Work required: Leave out the pictures and repeat the data exactly.

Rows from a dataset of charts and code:
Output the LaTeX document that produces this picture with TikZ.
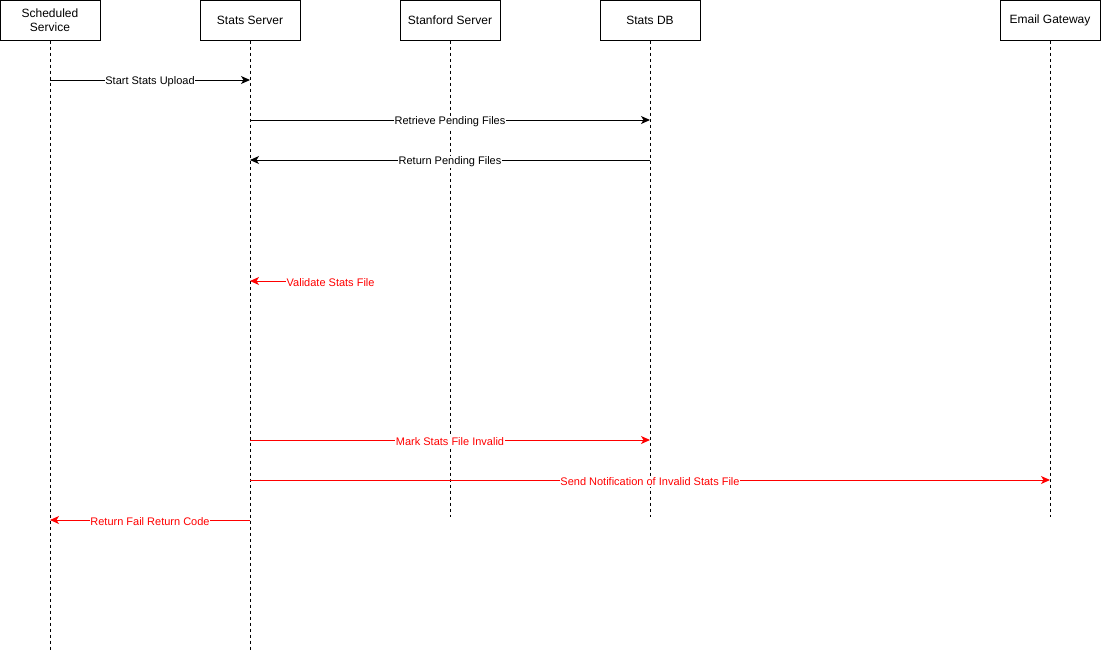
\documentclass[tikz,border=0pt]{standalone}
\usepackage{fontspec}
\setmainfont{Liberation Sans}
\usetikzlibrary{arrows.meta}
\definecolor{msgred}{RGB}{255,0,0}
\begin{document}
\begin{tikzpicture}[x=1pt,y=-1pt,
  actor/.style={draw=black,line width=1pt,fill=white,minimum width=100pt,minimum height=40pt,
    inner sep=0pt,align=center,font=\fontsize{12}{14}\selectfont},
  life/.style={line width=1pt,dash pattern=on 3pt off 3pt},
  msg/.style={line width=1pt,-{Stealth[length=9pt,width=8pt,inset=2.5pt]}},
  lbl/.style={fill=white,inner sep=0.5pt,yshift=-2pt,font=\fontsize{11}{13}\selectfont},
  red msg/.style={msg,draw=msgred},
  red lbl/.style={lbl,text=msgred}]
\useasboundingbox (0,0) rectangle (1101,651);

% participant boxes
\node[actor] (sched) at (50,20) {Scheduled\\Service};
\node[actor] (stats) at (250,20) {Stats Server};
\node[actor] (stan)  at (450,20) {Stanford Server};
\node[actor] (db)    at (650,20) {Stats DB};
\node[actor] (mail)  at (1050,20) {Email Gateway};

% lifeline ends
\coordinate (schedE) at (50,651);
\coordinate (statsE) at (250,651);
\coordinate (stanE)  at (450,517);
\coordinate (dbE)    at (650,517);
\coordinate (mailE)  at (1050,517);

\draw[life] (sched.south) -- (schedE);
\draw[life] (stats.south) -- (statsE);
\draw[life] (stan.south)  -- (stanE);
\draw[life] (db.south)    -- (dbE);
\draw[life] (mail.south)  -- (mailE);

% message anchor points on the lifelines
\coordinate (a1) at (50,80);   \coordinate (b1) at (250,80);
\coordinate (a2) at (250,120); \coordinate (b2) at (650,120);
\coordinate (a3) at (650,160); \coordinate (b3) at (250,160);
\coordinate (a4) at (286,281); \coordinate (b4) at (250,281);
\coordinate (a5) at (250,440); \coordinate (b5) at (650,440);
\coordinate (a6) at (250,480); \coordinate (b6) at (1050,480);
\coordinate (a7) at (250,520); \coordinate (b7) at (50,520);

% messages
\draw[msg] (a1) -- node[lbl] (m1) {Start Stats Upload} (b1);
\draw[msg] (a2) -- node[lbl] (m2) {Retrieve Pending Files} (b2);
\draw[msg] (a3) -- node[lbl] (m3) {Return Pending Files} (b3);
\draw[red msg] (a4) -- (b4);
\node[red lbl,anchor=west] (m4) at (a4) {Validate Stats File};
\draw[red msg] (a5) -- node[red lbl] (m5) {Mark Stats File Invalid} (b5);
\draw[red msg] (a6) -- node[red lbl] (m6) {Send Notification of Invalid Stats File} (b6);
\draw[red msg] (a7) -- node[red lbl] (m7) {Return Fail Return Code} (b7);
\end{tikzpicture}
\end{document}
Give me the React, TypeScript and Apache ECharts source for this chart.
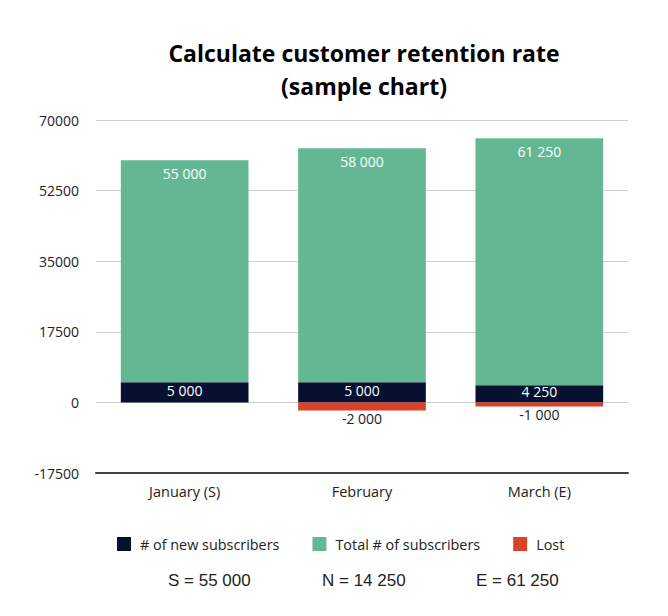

Response for this exercise:
Output the LaTeX document that produces this picture with TikZ.
\documentclass[tikz,border=0pt]{standalone}
\usepackage{fontspec}
\setmainfont{Liberation Sans}
\usetikzlibrary{arrows.meta}
\definecolor{msgred}{RGB}{255,0,0}
\begin{document}
\begin{tikzpicture}[x=1pt,y=-1pt,
  actor/.style={draw=black,line width=1pt,fill=white,minimum width=100pt,minimum height=40pt,
    inner sep=0pt,align=center,font=\fontsize{12}{14}\selectfont},
  life/.style={line width=1pt,dash pattern=on 3pt off 3pt},
  msg/.style={line width=1pt,-{Stealth[length=9pt,width=8pt,inset=2.5pt]}},
  lbl/.style={fill=white,inner sep=0.5pt,yshift=-2pt,font=\fontsize{11}{13}\selectfont},
  red msg/.style={msg,draw=msgred},
  red lbl/.style={lbl,text=msgred}]
\useasboundingbox (0,0) rectangle (1101,651);

% participant boxes
\node[actor] (sched) at (50,20) {Scheduled\\Service};
\node[actor] (stats) at (250,20) {Stats Server};
\node[actor] (stan)  at (450,20) {Stanford Server};
\node[actor] (db)    at (650,20) {Stats DB};
\node[actor] (mail)  at (1050,20) {Email Gateway};

% lifeline ends
\coordinate (schedE) at (50,651);
\coordinate (statsE) at (250,651);
\coordinate (stanE)  at (450,517);
\coordinate (dbE)    at (650,517);
\coordinate (mailE)  at (1050,517);

\draw[life] (sched.south) -- (schedE);
\draw[life] (stats.south) -- (statsE);
\draw[life] (stan.south)  -- (stanE);
\draw[life] (db.south)    -- (dbE);
\draw[life] (mail.south)  -- (mailE);

% message anchor points on the lifelines
\coordinate (a1) at (50,80);   \coordinate (b1) at (250,80);
\coordinate (a2) at (250,120); \coordinate (b2) at (650,120);
\coordinate (a3) at (650,160); \coordinate (b3) at (250,160);
\coordinate (a4) at (286,281); \coordinate (b4) at (250,281);
\coordinate (a5) at (250,440); \coordinate (b5) at (650,440);
\coordinate (a6) at (250,480); \coordinate (b6) at (1050,480);
\coordinate (a7) at (250,520); \coordinate (b7) at (50,520);

% messages
\draw[msg] (a1) -- node[lbl] (m1) {Start Stats Upload} (b1);
\draw[msg] (a2) -- node[lbl] (m2) {Retrieve Pending Files} (b2);
\draw[msg] (a3) -- node[lbl] (m3) {Return Pending Files} (b3);
\draw[red msg] (a4) -- (b4);
\node[red lbl,anchor=west] (m4) at (a4) {Validate Stats File};
\draw[red msg] (a5) -- node[red lbl] (m5) {Mark Stats File Invalid} (b5);
\draw[red msg] (a6) -- node[red lbl] (m6) {Send Notification of Invalid Stats File} (b6);
\draw[red msg] (a7) -- node[red lbl] (m7) {Return Fail Return Code} (b7);
\end{tikzpicture}
\end{document}
Give me the React, TypeScript and Apache ECharts source for this chart.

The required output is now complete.